Updated Monday, Oct. 27 at 9:20 a.m.
Two students informed the Office of Student Life and the Department of Public Safety that they suspected they were given alcoholic drinks containing a date-rape drug at a fraternity party in Sears House Oct. 17, wrote Margaret Klawunn, vice president for campus life and student services, and Russell Carey ’91 MA’06, executive vice president for planning and policy, in a community-wide email Friday.
One of the students reported that she was sexually assaulted the same night that she received the date-rape drug. Both students reported “a rapid onset of intoxication out of proportion to what they may have had to drink,” as well as “memory loss for a significant period of time” — effects consistent with consuming common date-rape drugs like Rohypnol, GHB and Ketamine, according to the email.
Neither Klawunn nor Carey could be reached for comment by press time Sunday on the specific drugs the students consumed or the name of the fraternity where the alleged incident occurred. Though its investigation is ongoing, the University has suspended the fraternity where the “spiked” drinks were provided and is reevaluating its policies for alcohol service at campus events, Klawunn and Carey wrote.
The Brown chapter of the Phi Kappa Psi fraternity is the only fraternity housed in Sears, according to the Brown University Greek Community website.
“We take this matter very seriously and are investigating to determine the facts to inform any action,” wrote Marisa Quinn, vice president for public affairs and University relations, in an email to The Herald.
Alex Sherry ’15, Greek Council chair and a brother of the Alpha Epsilon Pi fraternity, was not aware of either the alleged date rape or any incidences of drugged alcoholic drinks prior to reading Klawunn and Carey’s email, he wrote in an email to The Herald Friday night.
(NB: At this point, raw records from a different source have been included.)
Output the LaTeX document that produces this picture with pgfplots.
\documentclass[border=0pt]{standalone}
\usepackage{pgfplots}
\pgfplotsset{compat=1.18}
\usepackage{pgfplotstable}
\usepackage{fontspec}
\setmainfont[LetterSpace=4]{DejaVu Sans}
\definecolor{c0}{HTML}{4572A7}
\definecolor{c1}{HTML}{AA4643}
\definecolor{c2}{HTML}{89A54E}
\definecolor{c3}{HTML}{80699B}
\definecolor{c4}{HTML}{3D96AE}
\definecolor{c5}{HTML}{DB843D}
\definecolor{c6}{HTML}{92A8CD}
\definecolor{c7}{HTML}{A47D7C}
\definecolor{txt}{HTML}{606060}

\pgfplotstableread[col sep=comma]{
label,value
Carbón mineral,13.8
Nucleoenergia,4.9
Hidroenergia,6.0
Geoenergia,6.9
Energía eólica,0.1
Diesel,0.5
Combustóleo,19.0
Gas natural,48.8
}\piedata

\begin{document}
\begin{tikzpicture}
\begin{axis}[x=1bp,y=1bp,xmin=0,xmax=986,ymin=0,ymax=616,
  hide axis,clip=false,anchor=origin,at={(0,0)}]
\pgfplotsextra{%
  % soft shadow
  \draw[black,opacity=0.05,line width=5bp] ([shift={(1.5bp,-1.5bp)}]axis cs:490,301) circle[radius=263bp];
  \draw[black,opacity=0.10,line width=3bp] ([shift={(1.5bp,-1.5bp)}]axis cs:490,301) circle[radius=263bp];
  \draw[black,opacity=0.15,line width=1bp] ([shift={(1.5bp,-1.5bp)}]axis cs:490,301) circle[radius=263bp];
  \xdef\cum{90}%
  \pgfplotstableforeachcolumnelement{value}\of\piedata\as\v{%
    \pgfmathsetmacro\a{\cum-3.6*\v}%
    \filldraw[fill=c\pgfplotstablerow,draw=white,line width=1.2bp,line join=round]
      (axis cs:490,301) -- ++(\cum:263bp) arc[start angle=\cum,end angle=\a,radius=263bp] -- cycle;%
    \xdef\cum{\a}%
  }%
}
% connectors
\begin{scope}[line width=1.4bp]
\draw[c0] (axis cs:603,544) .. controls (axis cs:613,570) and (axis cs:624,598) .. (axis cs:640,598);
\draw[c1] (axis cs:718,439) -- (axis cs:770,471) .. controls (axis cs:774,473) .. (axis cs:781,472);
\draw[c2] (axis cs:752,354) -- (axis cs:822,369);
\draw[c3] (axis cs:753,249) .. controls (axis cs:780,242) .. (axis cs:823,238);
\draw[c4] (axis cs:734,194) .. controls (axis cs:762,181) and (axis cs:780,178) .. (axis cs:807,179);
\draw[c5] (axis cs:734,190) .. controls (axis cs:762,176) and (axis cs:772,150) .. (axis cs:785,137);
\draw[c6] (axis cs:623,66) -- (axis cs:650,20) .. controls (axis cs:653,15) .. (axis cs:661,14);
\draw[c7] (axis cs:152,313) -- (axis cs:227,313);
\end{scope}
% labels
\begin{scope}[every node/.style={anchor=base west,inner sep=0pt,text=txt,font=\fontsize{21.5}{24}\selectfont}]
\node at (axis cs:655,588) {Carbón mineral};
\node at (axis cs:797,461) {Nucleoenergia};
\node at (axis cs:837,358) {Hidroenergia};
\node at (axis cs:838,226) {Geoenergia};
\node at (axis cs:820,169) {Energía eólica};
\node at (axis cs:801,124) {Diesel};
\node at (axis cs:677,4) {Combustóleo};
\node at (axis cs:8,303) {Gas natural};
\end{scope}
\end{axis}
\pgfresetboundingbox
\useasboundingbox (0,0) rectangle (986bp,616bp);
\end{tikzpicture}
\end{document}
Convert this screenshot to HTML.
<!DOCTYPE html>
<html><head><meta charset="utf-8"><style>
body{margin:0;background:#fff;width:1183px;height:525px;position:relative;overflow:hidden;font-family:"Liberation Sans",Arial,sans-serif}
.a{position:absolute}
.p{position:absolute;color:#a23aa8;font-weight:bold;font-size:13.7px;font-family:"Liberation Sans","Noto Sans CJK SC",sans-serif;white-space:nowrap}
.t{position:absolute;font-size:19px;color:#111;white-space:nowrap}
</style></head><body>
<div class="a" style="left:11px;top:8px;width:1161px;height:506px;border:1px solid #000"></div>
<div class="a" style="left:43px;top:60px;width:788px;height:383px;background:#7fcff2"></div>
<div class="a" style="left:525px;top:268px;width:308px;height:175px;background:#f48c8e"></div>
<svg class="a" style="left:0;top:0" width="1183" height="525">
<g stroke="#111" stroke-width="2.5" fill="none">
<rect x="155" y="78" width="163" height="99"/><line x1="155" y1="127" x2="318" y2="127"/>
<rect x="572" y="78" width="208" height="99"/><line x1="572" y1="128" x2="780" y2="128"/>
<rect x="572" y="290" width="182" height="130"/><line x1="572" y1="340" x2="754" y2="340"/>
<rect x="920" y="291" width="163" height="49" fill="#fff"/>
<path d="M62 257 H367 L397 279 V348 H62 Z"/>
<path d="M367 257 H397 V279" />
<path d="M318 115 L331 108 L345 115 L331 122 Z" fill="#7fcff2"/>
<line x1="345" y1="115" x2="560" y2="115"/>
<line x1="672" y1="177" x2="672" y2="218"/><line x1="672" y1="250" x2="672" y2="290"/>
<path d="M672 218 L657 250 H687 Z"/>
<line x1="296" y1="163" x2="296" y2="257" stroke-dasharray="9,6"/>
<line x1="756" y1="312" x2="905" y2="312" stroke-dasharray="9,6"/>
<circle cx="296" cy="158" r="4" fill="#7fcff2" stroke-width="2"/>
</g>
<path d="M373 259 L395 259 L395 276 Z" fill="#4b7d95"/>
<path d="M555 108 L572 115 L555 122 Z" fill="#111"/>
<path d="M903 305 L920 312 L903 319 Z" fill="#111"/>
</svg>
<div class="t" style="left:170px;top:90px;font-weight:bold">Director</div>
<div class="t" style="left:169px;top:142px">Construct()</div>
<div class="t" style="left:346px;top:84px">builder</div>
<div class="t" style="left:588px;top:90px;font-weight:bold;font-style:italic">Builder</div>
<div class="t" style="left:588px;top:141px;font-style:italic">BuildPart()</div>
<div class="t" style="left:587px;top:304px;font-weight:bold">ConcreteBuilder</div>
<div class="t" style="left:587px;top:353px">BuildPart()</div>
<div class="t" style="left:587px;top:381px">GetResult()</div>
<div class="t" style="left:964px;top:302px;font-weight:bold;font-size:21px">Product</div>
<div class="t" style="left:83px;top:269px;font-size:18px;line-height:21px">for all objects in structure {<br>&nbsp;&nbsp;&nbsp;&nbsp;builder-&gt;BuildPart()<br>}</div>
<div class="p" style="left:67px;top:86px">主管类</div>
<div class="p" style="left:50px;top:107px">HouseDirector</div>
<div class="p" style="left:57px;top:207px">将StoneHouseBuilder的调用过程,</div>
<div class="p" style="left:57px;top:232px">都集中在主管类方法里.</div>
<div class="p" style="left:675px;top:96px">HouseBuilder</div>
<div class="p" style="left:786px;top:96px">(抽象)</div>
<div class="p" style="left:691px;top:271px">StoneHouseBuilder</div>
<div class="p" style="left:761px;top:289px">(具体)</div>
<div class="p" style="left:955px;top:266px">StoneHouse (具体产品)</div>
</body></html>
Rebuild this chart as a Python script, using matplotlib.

Kevin Carty ’15, a sexual assault peer educator and brother of Alpha Epsilon Pi, said the alleged incident occurred as peer educators embark on a new bystander prevention education program “every member of every” fraternity and sorority is set to undergo this semester.
“Sexual assault is committed by people who are shielded by groups,” said Carty, a Herald opinions columnist. “Bystander prevention education does a good job of educating people who aren’t going to commit sexual assault to make the culture of the group or the house a safer place.”
This is the third year that Greek Council has undertaken a sexual assault prevention and education initiative, Carty said.
With the help of Marc Peters, the new men’s health coordinator, and a larger group of peer educators, the program has worked to schedule sessions with every house in order to reach as many members as possible, rather than only new pledges in the spring, Carty said.
Sergeant Steven Bremges said DPS was unable to release additional information until Monday.
Meanwhile, Klawunn and Carey urged community members to contact DPS Sergeant John Carvalho with information about the suspected use of a date-rape drug or the alleged sexual assault.
The alleged incident at Brown follows two other episodes of assault involving date-rape drugs this semester, one at the University of California at Berkeley and another at the University of Wisconsin at Milwaukee. Five individuals at Berkeley told campus authorities earlier this month that they were given “roofies” and sexually assaulted at an unrecognized chapter of Delta Kappa Epsilon, the Daily Californian reported.